How App and Device Providers are Changing the Mobile Business

By Gary Kim April 26, 2012

In documents revealed during the Oracle v. Google trial, Google mentioned to T-Mobile in 2006 that it wanted to subsidize part of the cost of an unlimited data package, potentially allowing consumers to pay just $10 a month for unlimited data.

Google would do so by investing commission it earned from T-Mobile for referring Android buyers to its online store. Of course, Google also assumed typical consumption of about 5 MBytes a month. That might have made some sense in 2006 – less so today.

The plan never was adopted, but the idea illustrates the ways app and device suppliers are changing the mobile business.

There’s more today on whom telcos and cable companies are competing with, such as Google and Apple. It’s a catchy headline, but is it a reality?

In many cases, the answer is yes. So far, that has largely meant competition in new lines of business such as advertising, shopping and payments. There is some competition in the “voice as an app” arena, as Skype is a “competitor” for voice service.
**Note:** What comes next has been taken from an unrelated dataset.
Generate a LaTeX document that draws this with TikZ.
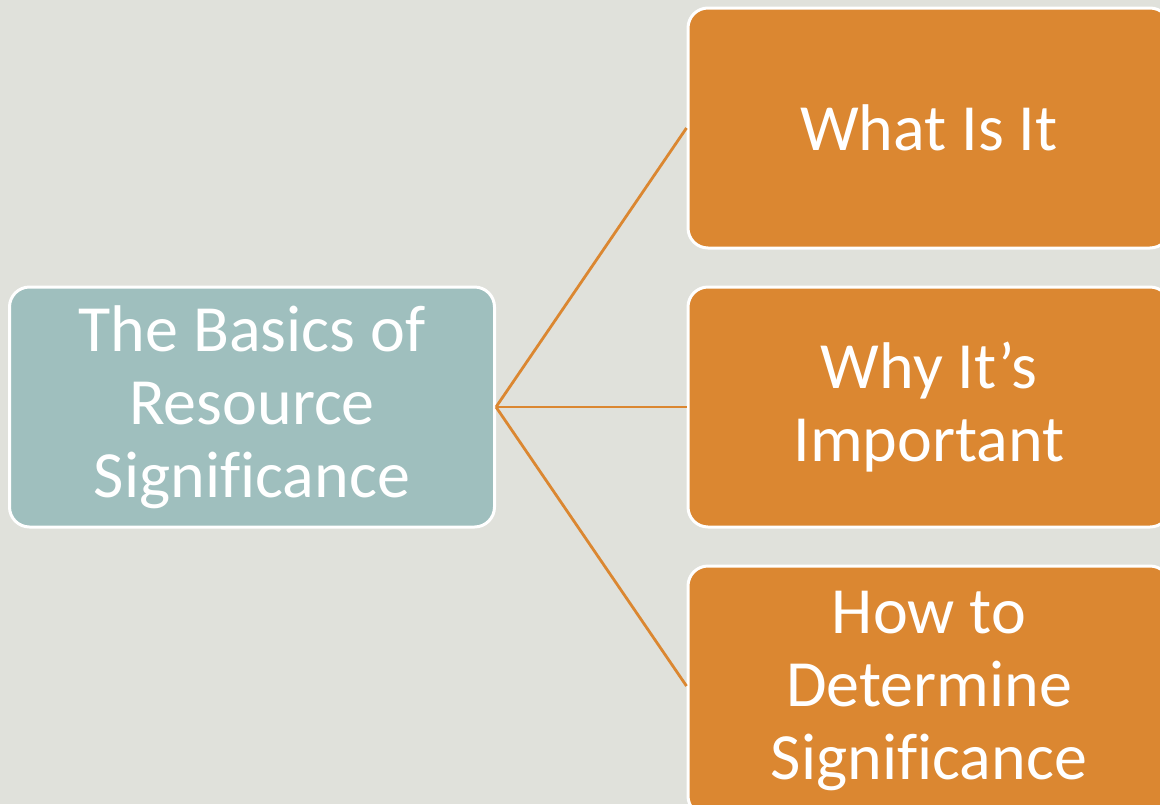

Some would say service providers are moving to develop new services ranging from mobile advertising to new messaging technologies to counter competing and often free services from Apple and Google. Google Wallet and Isis, for instance, are direct competitors.

But the other potential way application and device suppliers can change the service provider business is by creating new expectations about value, and shifting power within the overall ecosystem.
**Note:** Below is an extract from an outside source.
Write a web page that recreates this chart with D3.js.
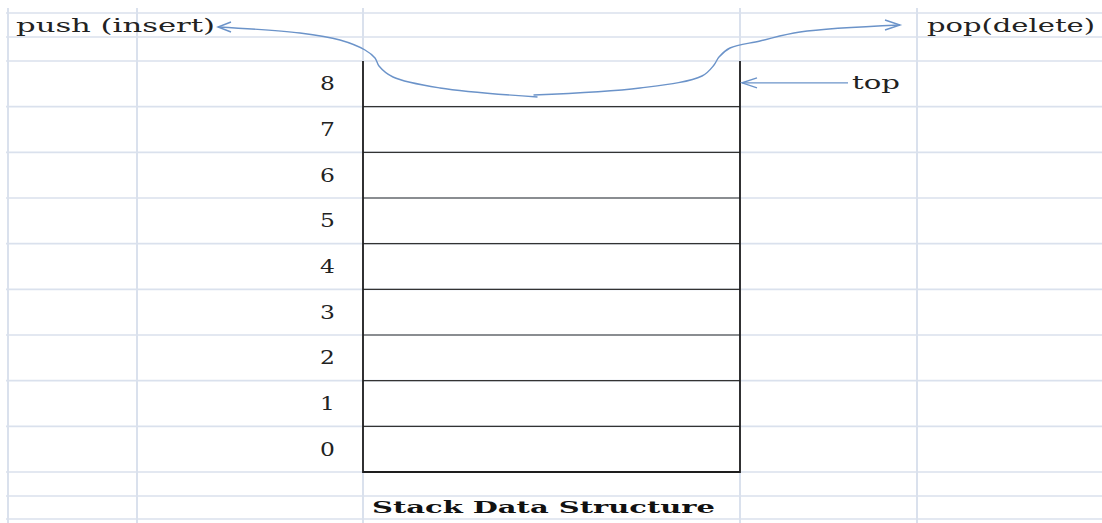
<!DOCTYPE html>
<html>
<head>
<meta charset="utf-8">
<script src="https://cdn.jsdelivr.net/npm/d3@7"></script>
<style>
  body { margin: 0; background: #fff; }
  svg { display: block; }
</style>
</head>
<body>
<svg id="chart"></svg>
<script>
// stack slots, top to bottom
var slots = [8, 7, 6, 5, 4, 3, 2, 1, 0];
var slotLabels = ["8", "7", "6", "5", "4", "3", "2", "1", "0"];
var pushLabel = "push (insert)";
var popLabel = "pop(delete)";
var topLabel = "top";
var title = "Stack Data Structure";

var width = 1102,
    height = 523;

var svg = d3.select("#chart")
    .attr("width", width)
    .attr("height", height);

var gridColor = "#dae1ed",
    blue = "#6b93c9",
    ink = "#1e1e1e";

// stack geometry
var stackLeft = 363,
    stackRight = 740;

var y = d3.scaleBand()
    .domain(slots)
    .range([61, 472]);

// spreadsheet grid
var colLines = [8, 137, stackLeft, stackRight, 917];
var rowLines = [13, 37].concat(slots.map(function(d) { return y(d); }))
    .concat([y.range()[1], 496, 519]);

svg.append("g").selectAll("line")
    .data(rowLines)
  .enter().append("line")
    .attr("x1", 6).attr("x2", width)
    .attr("y1", function(d) { return d; })
    .attr("y2", function(d) { return d; })
    .style("stroke", gridColor)
    .style("stroke-width", 1.6);

svg.append("g").selectAll("line")
    .data(colLines)
  .enter().append("line")
    .attr("x1", function(d) { return d; })
    .attr("x2", function(d) { return d; })
    .attr("y1", 8).attr("y2", height)
    .style("stroke", gridColor)
    .style("stroke-width", 2);

// stack body
var stack = svg.append("g");

stack.selectAll(".cell")
    .data(slots.slice(0, slots.length - 1))
  .enter().append("line")
    .attr("class", "cell")
    .attr("x1", stackLeft).attr("x2", stackRight)
    .attr("y1", function(d) { return y(d) + y.bandwidth(); })
    .attr("y2", function(d) { return y(d) + y.bandwidth(); })
    .style("stroke", "#333")
    .style("stroke-width", 1.2);

stack.append("path")
    .attr("d", "M" + stackLeft + "," + y.range()[0] +
               "V" + y.range()[1] +
               "H" + stackRight +
               "V" + y.range()[0])
    .style("fill", "none")
    .style("stroke", ink)
    .style("stroke-width", 1.8);

// slot numbers
stack.selectAll(".num")
    .data(slots)
  .enter().append("text")
    .attr("class", "num")
    .attr("transform", function(d) {
      return "translate(" + (stackLeft - 28) + "," + (y(d) + y.bandwidth() / 2 + 6.5) + ") scale(1.3,1)";
    })
    .attr("text-anchor", "end")
    .style("font-family", "'DejaVu Serif', serif")
    .style("font-size", "18px")
    .style("fill", "#222")
    .text(function(d, i) { return slotLabels[i]; });

// curved push / pop arrows
var line = d3.line().curve(d3.curveCatmullRom.alpha(0.5));
var top0 = y.range()[0];
var midX = (stackLeft + stackRight) / 2;

var pushPts = [
  [218, 27], [300, 33], [stackLeft - 23, 40], [stackLeft + 2, 50],
  [stackLeft + 12, top0 - 3], [stackLeft + 16, top0 + 5], [stackLeft + 30, top0 + 16],
  [stackLeft + 77, top0 + 27], [midX - 14, top0 + 36]
];
var popPts = [
  [midX - 18, top0 + 34], [stackRight - 100, top0 + 27], [stackRight - 38, top0 + 15],
  [stackRight - 26, top0 + 4], [stackRight - 21, top0 - 4], [stackRight - 10, top0 - 13],
  [stackRight + 20, top0 - 20], [stackRight + 60, 32], [900, 25]
];

var arrows = svg.append("g")
    .style("fill", "none")
    .style("stroke", blue)
    .style("stroke-width", 1.4);

arrows.append("path").attr("d", line(pushPts));
arrows.append("path").attr("d", line(popPts));

function head(x, yy, dir, len, half) {
  return "M" + (x - dir * len) + "," + (yy - half) + "L" + x + "," + yy + "L" + (x - dir * len) + "," + (yy + half);
}
arrows.append("path").attr("d", head(218, 27, -1, 13, 5));
arrows.append("path").attr("d", head(900, 25, 1, 15, 5));

// top pointer
var topY = y(8) + y.bandwidth() / 2 - 1;
arrows.append("path").attr("d", "M" + (stackRight + 2) + "," + topY + "H848");
arrows.append("path").attr("d", head(stackRight + 2, topY, -1, 15, 5));

// labels
var labels = svg.append("g")
    .style("font-family", "'DejaVu Serif', serif")
    .style("fill", "#222");

labels.append("text")
    .attr("x", 16).attr("y", 32)
    .attr("textLength", 199).attr("lengthAdjust", "spacingAndGlyphs")
    .style("font-size", "18px")
    .text(pushLabel);

labels.append("text")
    .attr("x", 927).attr("y", 32)
    .attr("textLength", 168).attr("lengthAdjust", "spacingAndGlyphs")
    .style("font-size", "18px")
    .text(popLabel);

labels.append("text")
    .attr("x", 852).attr("y", 89)
    .attr("textLength", 48).attr("lengthAdjust", "spacingAndGlyphs")
    .style("font-size", "18px")
    .text(topLabel);

labels.append("text")
    .attr("x", 372).attr("y", 513)
    .attr("textLength", 343).attr("lengthAdjust", "spacingAndGlyphs")
    .style("font-size", "16px")
    .style("font-weight", "bold")
    .style("fill", "#111")
    .text(title);
</script>
</body>
</html>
Google’s potential plan would have changed retail pricing points. And that is an example of the way application and device suppliers are changing the communications business: not so much by becoming full-fledged competitors, but by changing the communications experience.

Apple has had a mixed impact. On the one hand, it created an iconic device that, for the first time, creates an emotional bond with “communications service.” A user’s emotional bond with an iPhone is more akin to choices about shoes, clothing, fragrances, hobbies and other consumption choices that are “sticky” because the choices reflect a user’s identity.

That is a plus to the extent that it drives sales of smartphones and mobile data connections.

On the other hand, by universal acknowledgement, Apple has changed the locus of “power” within the mobile ecosystem. To the extent that it is now the “device” that consumers want, mobile service providers are suppliers of “connectivity” only to support those choices. In the past, carriers could dictate what devices were available.

That isn’t to say other possibilities couldn’t materialize. Google’s experiments with access have been aimed at spurring wider access availability, not a desire to “become a service provider.” On the other hand, apps can increasingly substitute services. Google Voice is one example.

Essentially, contestants in the communications and entertainment ecosystem are finding they increasingly must compete not only with other competitors within a portion of the ecosystem, but with partners in the rest of the ecosystem.

That’s the sense in which there is validity to assessing how much, and where, telcos and cable companies might actually find themselves competing with traditional partners in the value chain.

There are growing examples of at least potential conflict between participants in different parts of the Internet ecosystem.

Google says it is launching a line of consumer devices, and already owns Motorola Mobility. So the app provider is in the device part of the ecosystem.

There perhaps is a latent possibility that Apple could wind up in additional roles, though. Some have speculated the corporation could launch its own mobile service, not so much to grab voice revenues but to complement its device and application experience in new ways. Others think Apple would be foolish to do so.

The point is that such a move would not be entirely unthinkable. In the telecom portion of the ecosystem, there’s similar movement into applications, even over-the-top applications. In the near term, the bigger issue is application and device suppliers changing the context of the mobile business.